With a analytic function, mathematica can easily do this: if the function is f, then the following

Integrate[f[k Cos[\[Theta]], k Sin[\[Theta]]], {\[Theta], 0, 2 \[Pi]}]

easily gives me the right function. However, instead of an analytic function I tried to make a function by interpolating my dataset with

f=ListInterpolate[data]

Now, I can no longer integrate out the $\theta$ dependence. I have looked at directly transforming the data as a list, but could not find an appropriate transform. Is there a way to get the interpolated function to behave, or perhaps a much more obvious method of doing this that I'm missing?

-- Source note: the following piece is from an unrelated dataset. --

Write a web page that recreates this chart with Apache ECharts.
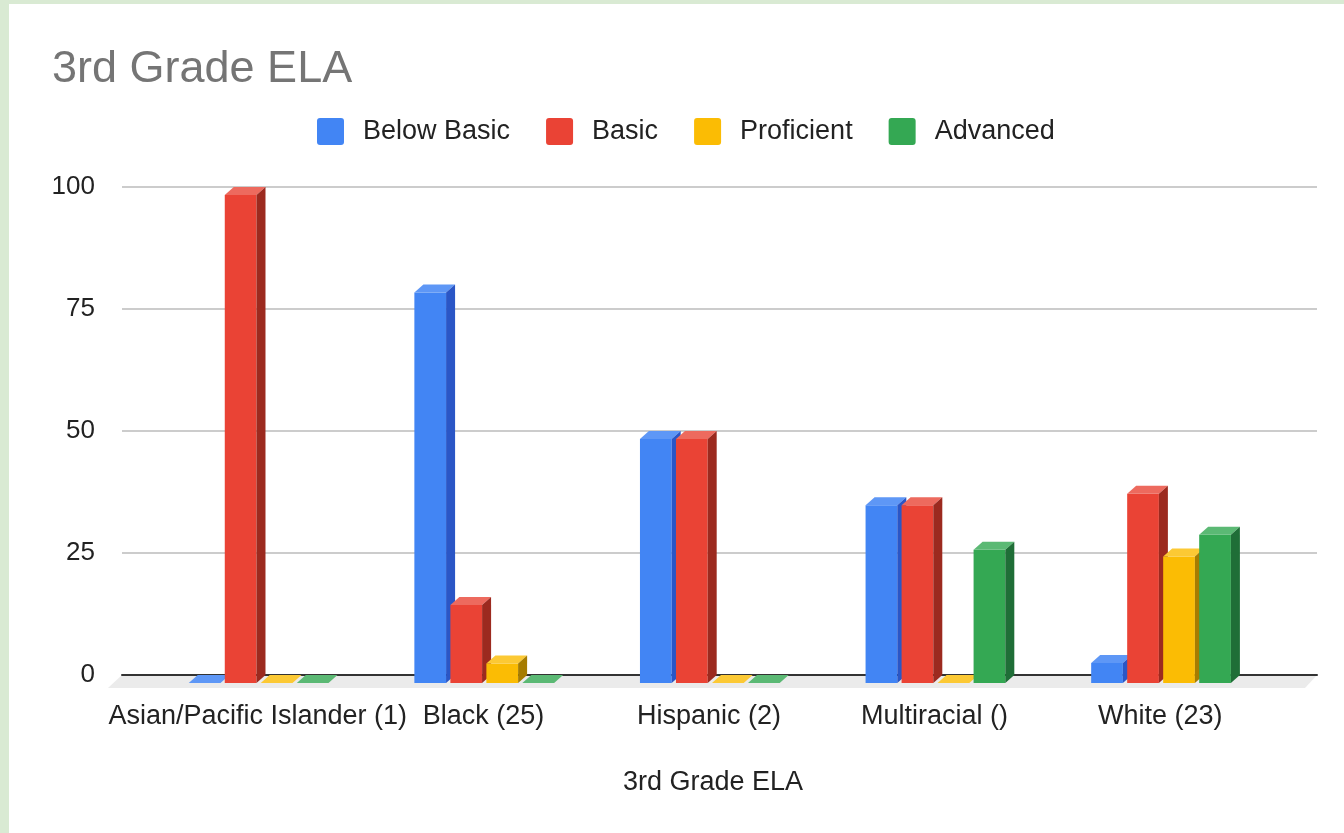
<!DOCTYPE html>
<html>
<head>
<meta charset="utf-8">
<script src="https://cdn.jsdelivr.net/npm/echarts@6/dist/echarts.min.js"></script>
<style>
html,body{margin:0;padding:0;background:#fff;}
#chart{width:1344px;height:833px;}
</style>
</head>
<body>
<div id="chart"></div>
<script>
const categories = ['Asian/Pacific Islander (1)', 'Black (25)', 'Hispanic (2)', 'Multiracial ()', 'White (23)'];
const seriesNames = ['Below Basic', 'Basic', 'Proficient', 'Advanced'];
const belowBasic = [0, 80, 50, 36.4, 4.1];
const basic = [100, 16, 50, 36.4, 38.8];
const proficient = [0, 4, 0, 0, 25.9];
const advanced = [0, 0, 0, 27.3, 30.4];
const yTicks = [0, 25, 50, 75, 100];

const palette = [
  {front: '#4285f4', top: '#5e97f6', side: '#2a56c6'},
  {front: '#ea4335', top: '#ed6a5e', side: '#9c2a1f'},
  {front: '#fbbc04', top: '#fcc934', side: '#a67c00'},
  {front: '#34a853', top: '#5bb974', side: '#1f6e37'}
];
const seriesValues = [belowBasic, basic, proficient, advanced];

const DX = 9, DY = 8;

function barRenderer(idx) {
  const col = palette[idx];
  return function (params, api) {
    const ci = api.value(0), v = api.value(1);
    const c = api.coord([ci, v]);
    const c0 = api.coord([ci, 0]);
    const band = api.size([1, 0])[0];
    const x = c[0] + band * (-0.306 + 0.1596 * idx);
    const w = band * 0.1406;
    const yBot = c0[1] + DY;
    if (!(v > 0)) {
      return {
        type: 'polygon',
        shape: {points: [[x, yBot], [x + w, yBot], [x + w + DX, yBot - DY], [x + DX, yBot - DY]]},
        style: {fill: col.top}
      };
    }
    const yTop = c[1] + DY;
    return {
      type: 'group',
      children: [
        {type: 'rect', shape: {x: x, y: yTop, width: w, height: yBot - yTop}, style: {fill: col.front}},
        {type: 'polygon', shape: {points: [[x, yTop], [x + w, yTop], [x + w + DX, yTop - DY], [x + DX, yTop - DY]]}, style: {fill: col.top}},
        {type: 'polygon', shape: {points: [[x + w, yTop], [x + w + DX, yTop - DY], [x + w + DX, yBot - DY], [x + w, yBot]]}, style: {fill: col.side}}
      ]
    };
  };
}

const barSeries = seriesNames.map((name, i) => ({
  name: name,
  type: 'custom',
  xAxisIndex: 1,
  yAxisIndex: 1,
  z: 3,
  itemStyle: {color: palette[i].front},
  encode: {x: 0, y: 1},
  data: seriesValues[i].map((v, k) => [k, v]),
  renderItem: barRenderer(i)
}));

const floorSeries = {
  type: 'custom',
  xAxisIndex: 0,
  yAxisIndex: 0,
  z: 0,
  silent: true,
  data: [[0, 0]],
  renderItem: function (params, api) {
    const cs = params.coordSys;
    const yb = cs.y + cs.height;
    return {
      type: 'polygon',
      shape: {points: [[cs.x, yb], [cs.x + cs.width, yb], [cs.x + cs.width - 12, yb + 13], [cs.x - 14, yb + 13]]},
      style: {fill: '#ebebeb'}
    };
  }
};

const FONT = 'Arial, "Liberation Sans", sans-serif';
const chart = echarts.init(document.getElementById('chart'), null, {renderer: 'canvas'});
chart.setOption({
  backgroundColor: '#ffffff',
  animation: false,
  textStyle: {fontFamily: FONT},
  graphic: [
    {type: 'rect', left: 0, top: 0, shape: {width: 9, height: 833}, style: {fill: '#d9ead3'}, z: 100},
    {type: 'rect', left: 0, top: 0, shape: {width: 1344, height: 4}, style: {fill: '#d9ead3'}, z: 100}
  ],
  title: {
    text: '3rd Grade ELA',
    left: 47,
    top: 42,
    textStyle: {fontSize: 45, fontWeight: 'normal', color: '#757575', fontFamily: FONT}
  },
  legend: {
    data: seriesNames,
    left: 317,
    top: 118,
    padding: 0,
    itemWidth: 27,
    itemHeight: 27,
    itemGap: 36,
    icon: 'path://M3,0 H24 Q27,0 27,3 V24 Q27,27 24,27 H3 Q0,27 0,24 V3 Q0,0 3,0 Z',
    textStyle: {fontSize: 27, color: '#222', fontFamily: FONT, padding: [0, 0, 0, 14]}
  },
  grid: [
    {left: 122, right: 27, top: 187, bottom: 158},
    {left: 145, right: 71, top: 187, bottom: 158}
  ],
  xAxis: [
    {
      type: 'value', gridIndex: 0, min: 0, max: 1, z: 1,
      axisLine: {show: true, lineStyle: {color: '#333', width: 2}},
      axisTick: {show: false}, axisLabel: {show: false}, splitLine: {show: false}
    },
    {
      type: 'category', gridIndex: 1, data: categories,
      axisLine: {show: false}, axisTick: {show: false},
      axisLabel: {fontSize: 27, color: '#222', margin: 28, interval: 0, hideOverlap: false, fontFamily: FONT},
      name: '3rd Grade ELA', nameLocation: 'middle', nameGap: 94,
      nameTextStyle: {fontSize: 27, color: '#222', fontFamily: FONT, padding: [0, 0, 0, 8]}
    }
  ],
  yAxis: [
    {
      type: 'value', gridIndex: 0, min: 0, max: 100, interval: 25,
      axisLine: {show: false}, axisTick: {show: false},
      axisLabel: {fontSize: 26, color: '#222', margin: 27, fontFamily: FONT,
        formatter: function (v) { return yTicks.indexOf(v) >= 0 ? String(v) : ''; }},
      splitLine: {show: true, lineStyle: {color: '#cccccc', width: 2}}
    },
    {
      type: 'value', gridIndex: 1, min: 0, max: 100, interval: 25, show: false,
      splitLine: {show: false}
    }
  ],
  series: [floorSeries].concat(barSeries)
});
</script>
</body>
</html>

(The data I am interpolating is of the form

{{ z@k_x1@k_y1, z@k_x2@k_y1 ...},{z@k_x1@k_y2,z@k_x2@k_y2 }...}

i.e no explicit $k_x$ and $k_y$ coordinates to work with.)

Answer 1

It is exactly the same way as in the case of the function given in the analytical form. This might be the end of my message, but I think, it may help to have a look at an example.

Since you did not give any data to play with, I will generate a simple example myself. Here is a list of an exponential:

lst1 = Table[Exp[-5 (x^2 + y^2)], {x, -1, 1, 0.1}, {y, -1, 1, 0.1}];

Here is the interpolation of this list:

f2 = ListInterpolation[lst1, {{-1, 1}, {-1, 1}}]

This is the check that we obtained something reasonable:

Plot3D[f2[x, y], {x, -1, 1}, {y, -1, 1}]

Now let us integrate

NIntegrate[f[k*Cos[\[CurlyPhi]], k*Sin[\[CurlyPhi]]]*k, {k, 0,0.5},{\[CurlyPhi], 0, 2 \[Pi]}]

(*  0.0000147   *)

Have fun!